I stopped paying attention when I saw her on Oprah with Mariah Carey to promote their duet—this must have been ten or twelve years ago—because she was acting like a crazy person and not at all living up to my adolescent expectations. I hadn’t really kept tabs since then. But then all this hubbub over her “comeback” consumed me.

There’s a lot of great stuff on YouTube, much of which I’d never seen. What I find especially touching about the Whitney I remember from my youth is that she's not really that great of a performer. I mean, she can’t dance, not at all. And she’s not particularly good at radiating that special-something to the audience (Love? Gratitude? Graciousness?) that Diana Ross or Dionne Warwick can. In fact, there’s a weird claustrophobic thing happening when she performs live, the feeling that she might be trapped inside herself, some kind of slave to her “gift,” with the thumbprint of a handler smoothing out the edges (one can only hypothesize about this sort of thing in retrospect, obviously). And, let’s be honest, her songs are really not so great. That voice, though: I think it would keep me from dying if someone were to play it just as I was about to keel over.

But there’s a lot of really terrifying stuff on YouTube, too. I think she recorded a pro-life song (though she sings it beautifully). The way her face changed is really upsetting for me to see. And the saddest part of the Diane Sawyer interview—which I hadn’t seen when it originally aired—was Whitney saying that singing wasn’t fun anymore. Ouch. And then those clips from Being Bobby Brown. I shielded my eyes, squinting though my fingers in horror. Who was this person? It made me feel so sorry for her, and for her husband, and for her daughter. I mean, imagine having to deal with more than a handful of people—people you don’t know, people who aren’t friends and family—who have opinions of you, millions of them. Who love the person you used to be the way that I used to love Whitney before I had the sense to question celebrity. That’s a lot of pressure! Well, this isn’t such an uncommon story.

So I got the new album and it made me sad. I watched the GMA performances and they made me sad. I watched this Amazon interview thing, and, yup, it made me sad. “I Look to You” makes sense only if you are Whitney Houston and only if you’ve made a “comeback album.” It doesn’t have legs of its own. And it requires a terrific leap of faith: You have to really want it for her, yes, but more than that, you have to want her to want it.

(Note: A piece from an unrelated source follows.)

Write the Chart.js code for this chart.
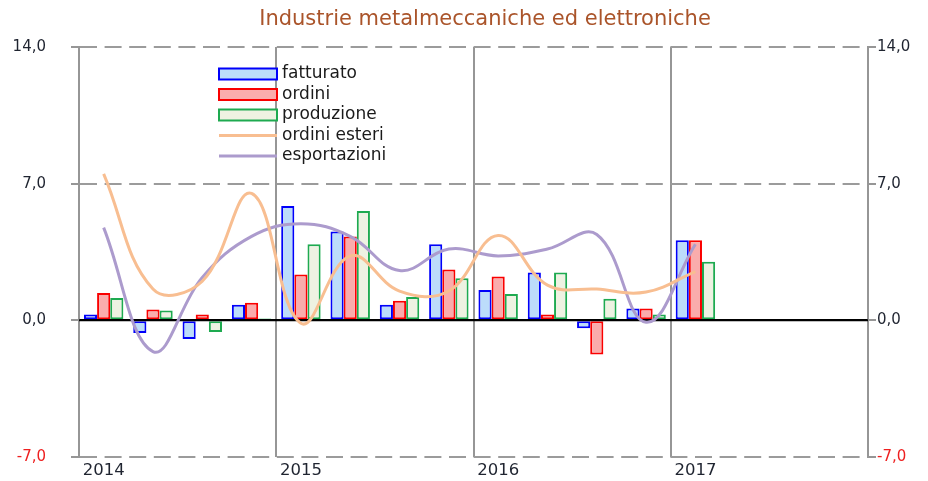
<!DOCTYPE html>
<html><head><meta charset="utf-8">
<script src="https://cdn.jsdelivr.net/npm/chart.js@4"></script>
<style>html,body{margin:0;padding:0;background:#fff}#wrap{position:relative;width:928px;height:481px}</style>
</head><body><div id="wrap"><canvas id="c" width="928" height="481"></canvas></div>
<script>
// ---- data ----
const title = 'Industrie metalmeccaniche ed elettroniche';
const quarters = ['I 2014','II 2014','III 2014','IV 2014','I 2015','II 2015','III 2015','IV 2015','I 2016','II 2016','III 2016','IV 2016','I 2017','II 2017','III 2017','IV 2017'];
const years = ['2014','2015','2016','2017'];
const yTicks = [-7, 0, 7, 14];
const fatturato    = [0.3, -0.65, -0.95, 0.8, 5.85, 4.55, 0.8, 3.9, 1.55, 2.45, -0.4, 0.6, 4.1, null, null, null];
const ordini       = [1.4, 0.55, 0.3, 0.9, 2.35, 4.3, 1.0, 2.6, 2.25, 0.3, -1.75, 0.6, 4.1, null, null, null];
const produzione   = [1.15, 0.5, -0.6, 0.1, 3.9, 5.6, 1.2, 2.15, 1.35, 2.45, 1.1, 0.3, 3.0, null, null, null];
const ordiniEsteri = [7.5, 1.6, 2.0, 6.5, -0.15, 3.3, 1.5, 1.5, 4.35, 1.8, 1.6, 1.45, 2.5, null, null, null];
const esportazioni = [4.75, -1.6, 2.2, 4.3, 4.95, 4.3, 2.55, 3.65, 3.3, 3.65, 4.4, -0.1, 3.9, null, null, null];

const FONT = '"DejaVu Sans", Verdana, sans-serif';
const fmt = v => v.toFixed(1).replace('.', ',');
const tickColor = ctx => (ctx.tick && ctx.tick.value < 0) ? '#ee2020' : '#1f2430';

const titlePlugin = {
  id: 'customTitle',
  afterDraw(chart) {
    const ctx = chart.ctx;
    ctx.save();
    ctx.font = '21px ' + FONT;
    ctx.fillStyle = 'rgb(170,84,42)';
    ctx.textAlign = 'center';
    ctx.textBaseline = 'middle';
    ctx.fillText(title, 485, 20);
    ctx.restore();
  }
};

const legendPlugin = {
  id: 'customLegend',
  afterDraw(chart) {
    const ctx = chart.ctx;
    const x0 = 219, w = 58, y0 = 74, step = 20.5, tx = 282;
    ctx.save();
    ctx.font = '17px ' + FONT;
    ctx.textBaseline = 'middle';
    const order = [2, 3, 4, 0, 1];
    order.forEach((di, r) => {
      const ds = chart.data.datasets[di];
      const y = y0 + r * step;
      if (ds.type === 'line') {
        ctx.strokeStyle = ds.borderColor; ctx.lineWidth = 3;
        ctx.beginPath(); ctx.moveTo(x0, y); ctx.lineTo(x0 + w, y); ctx.stroke();
      } else {
        ctx.fillStyle = ds.backgroundColor;
        ctx.fillRect(x0, y - 5.5, w, 11);
        ctx.strokeStyle = ds.borderColor; ctx.lineWidth = 2;
        ctx.strokeRect(x0, y - 5.5, w, 11);
      }
      ctx.fillStyle = '#1a1a1a';
      ctx.fillText(ds.label, tx, y);
    });
    ctx.restore();
  }
};

const zeroLinePlugin = {
  id: 'zeroLine',
  afterDatasetDraw(chart, args) {
    if (args.index !== 2) return;
    const y = chart.scales.y.getPixelForValue(0);
    const a = chart.chartArea, ctx = chart.ctx;
    ctx.save();
    ctx.strokeStyle = '#000'; ctx.lineWidth = 2;
    ctx.beginPath(); ctx.moveTo(a.left, y); ctx.lineTo(a.right, y); ctx.stroke();
    ctx.restore();
  }
};

const fitY = w => s => { s.width = w; s.paddingTop = 0; s.paddingBottom = 0; };

new Chart(document.getElementById('c'), {
  data: {
    labels: quarters,
    datasets: [
      { type: 'line', label: 'ordini esteri', data: ordiniEsteri, borderColor: 'rgb(248,190,145)', borderWidth: 3, pointRadius: 0, tension: 0.4, order: 0, yAxisID: 'y' },
      { type: 'line', label: 'esportazioni', data: esportazioni, borderColor: 'rgb(172,155,205)', borderWidth: 3, pointRadius: 0, tension: 0.4, order: 0, yAxisID: 'y' },
      { type: 'bar', label: 'fatturato', data: fatturato, backgroundColor: 'rgb(188,220,250)', borderColor: 'rgb(0,0,250)', borderWidth: 2, order: 1, yAxisID: 'y' },
      { type: 'bar', label: 'ordini', data: ordini, backgroundColor: 'rgb(250,172,172)', borderColor: 'rgb(250,0,0)', borderWidth: 2, order: 1, yAxisID: 'y' },
      { type: 'bar', label: 'produzione', data: produzione, backgroundColor: 'rgb(238,242,226)', borderColor: 'rgb(30,170,80)', borderWidth: 2, order: 1, yAxisID: 'y' }
    ]
  },
  options: {
    responsive: false,
    animation: false,
    layout: { padding: { left: 0, right: 0, top: 47, bottom: 0 } },
    datasets: { bar: { categoryPercentage: 0.8, barPercentage: 1.0, borderSkipped: false } },
    plugins: {
      legend: { display: false },
      tooltip: { enabled: false },
      title: { display: false }
    },
    scales: {
      x: {
        offset: true,
        afterFit: s => { s.height = 24; },
        border: { display: false },
        grid: {
          offset: true,
          drawTicks: false,
          lineWidth: 2,
          color: ctx => (ctx.index % 4 === 0) ? 'rgb(150,150,150)' : 'rgba(0,0,0,0)'
        },
        ticks: {
          autoSkip: false, maxRotation: 0, minRotation: 0,
          align: 'start', labelOffset: -21, padding: 4,
          color: '#1f2430',
          font: { family: FONT, size: 16.5 },
          callback: (v, i) => (i % 4 === 0) ? years[i / 4] : ''
        }
      },
      y: {
        position: 'left',
        min: -7, max: 14,
        afterFit: fitY(79),
        afterBuildTicks: s => { s.ticks = yTicks.map(v => ({ value: v })); },
        border: { display: true, color: 'rgb(150,150,150)', width: 2,
                  dash: ctx => (ctx.tick && ctx.tick.value === 0) ? [] : [17, 7.6] },
        grid: {
          lineWidth: 2, tickLength: 8,
          color: ctx => (ctx.tick && ctx.tick.value === 0) ? '#000' : 'rgb(155,155,155)',
          tickColor: 'rgb(150,150,150)'
        },
        ticks: {
          padding: 25,
          color: tickColor,
          font: { family: FONT, size: 15 },
          callback: v => fmt(v)
        }
      },
      y2: {
        position: 'right',
        min: -7, max: 14,
        afterFit: fitY(60),
        afterBuildTicks: s => { s.ticks = yTicks.map(v => ({ value: v })); },
        border: { display: true, color: 'rgb(150,150,150)', width: 2 },
        grid: { drawOnChartArea: false, drawTicks: true, tickLength: 8, lineWidth: 2, color: 'rgb(150,150,150)' },
        ticks: {
          padding: 1,
          color: tickColor,
          font: { family: FONT, size: 15 },
          callback: v => fmt(v)
        }
      }
    }
  },
  plugins: [titlePlugin, legendPlugin, zeroLinePlugin]
});
</script>
</body></html>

It’s hard to tell if she wants it or not. I mean, what I want for Whitney Houston (yes, this is ridiculous) is what I want for everyone: for her to be herself and to be happy. If that means not singing anymore, so be it. I tried to find the answer by looking for the “real Whitney”—the one who lives somewhere between the American princess darling and the crazyface crackhead—until I realized that she’s not there for me to find. This is the paradox of being famous and the paradox of being a “fan”—that it’s all a tease. As penance for my willingness to indulge (via this blog post) and to have expectations of her (via my youth), I think that what’s best for Whitney might also be the best thing for me: to leave her alone.